At no stage have people on the streets ever been as thirsty as now. I can’t remember, (I could be wrong) but in my youth we never crossed streets while sipping some liquid from a bottle. It was never such a harrowing experience crossing a street in fear of dehydration before having reached the other side. Yet, today almost all have a bottle clutched in the hand and a mobile phone in the other. I suppose to call triple zero in case the other side hasn’t been reached.

Whatever, it must be such a boon for those drinks manufacturers. Can you imagine paying $ 3.20 for a bottle of water? As a young boy I used to lay awake in glorious anticipation of getting a drink of orange cordial next morning at my birthday. They were prepared by my mother the day before. Whole rows of them all filled to the same level and covered by a tea towel.  The drinks would be shared by my brothers and sister and invited friends.

Now, young people buy a fizzy drink, take a sip, and chuck the still almost full full bottle in the local park in contemptible defiance. I have often been tempted to pick up one of those almost full bottles and take a sip, perhaps as a way of atonement or making amends for those days of frugal pasts. I doubt however if the taste of those abandoned cola or other fizzy drinks could ever reach the delicious heights of those post war cordials waiting under mum’s tea towel in anticipation of next morn’s birthday…

How the sun keeps rising for the lucky young able to cross streets, take sips and then chuck away the almost full bottles?

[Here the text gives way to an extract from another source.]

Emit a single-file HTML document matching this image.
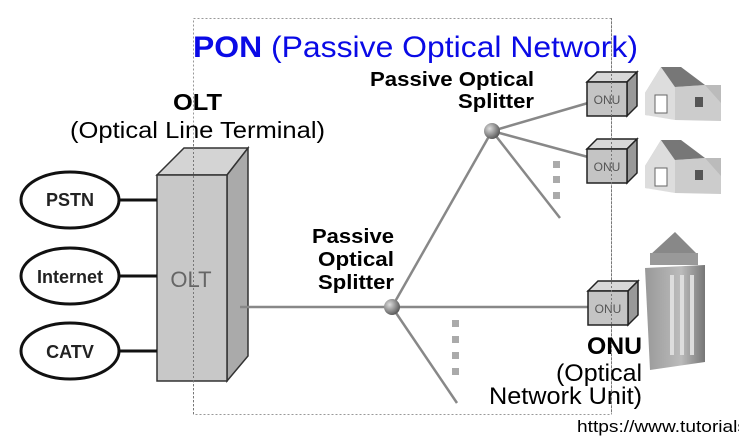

We never took that kind of liberty for granted.

As for Australia Day. It should celebrate something, some event or happening. Is there an Argentine day, an Italy day or even a Finland day? I find it difficult to celebrate  being a larrikin or fond of sport and drinking. Perhaps it ought to be a celebration of something else, a kind of celebration of our artistic achievements, what with Australian aboriginal rock and cave art and present aboriginal art being unique and very Australian. Then we have Patrick White and Sydney Nolan as well…together, very Australian.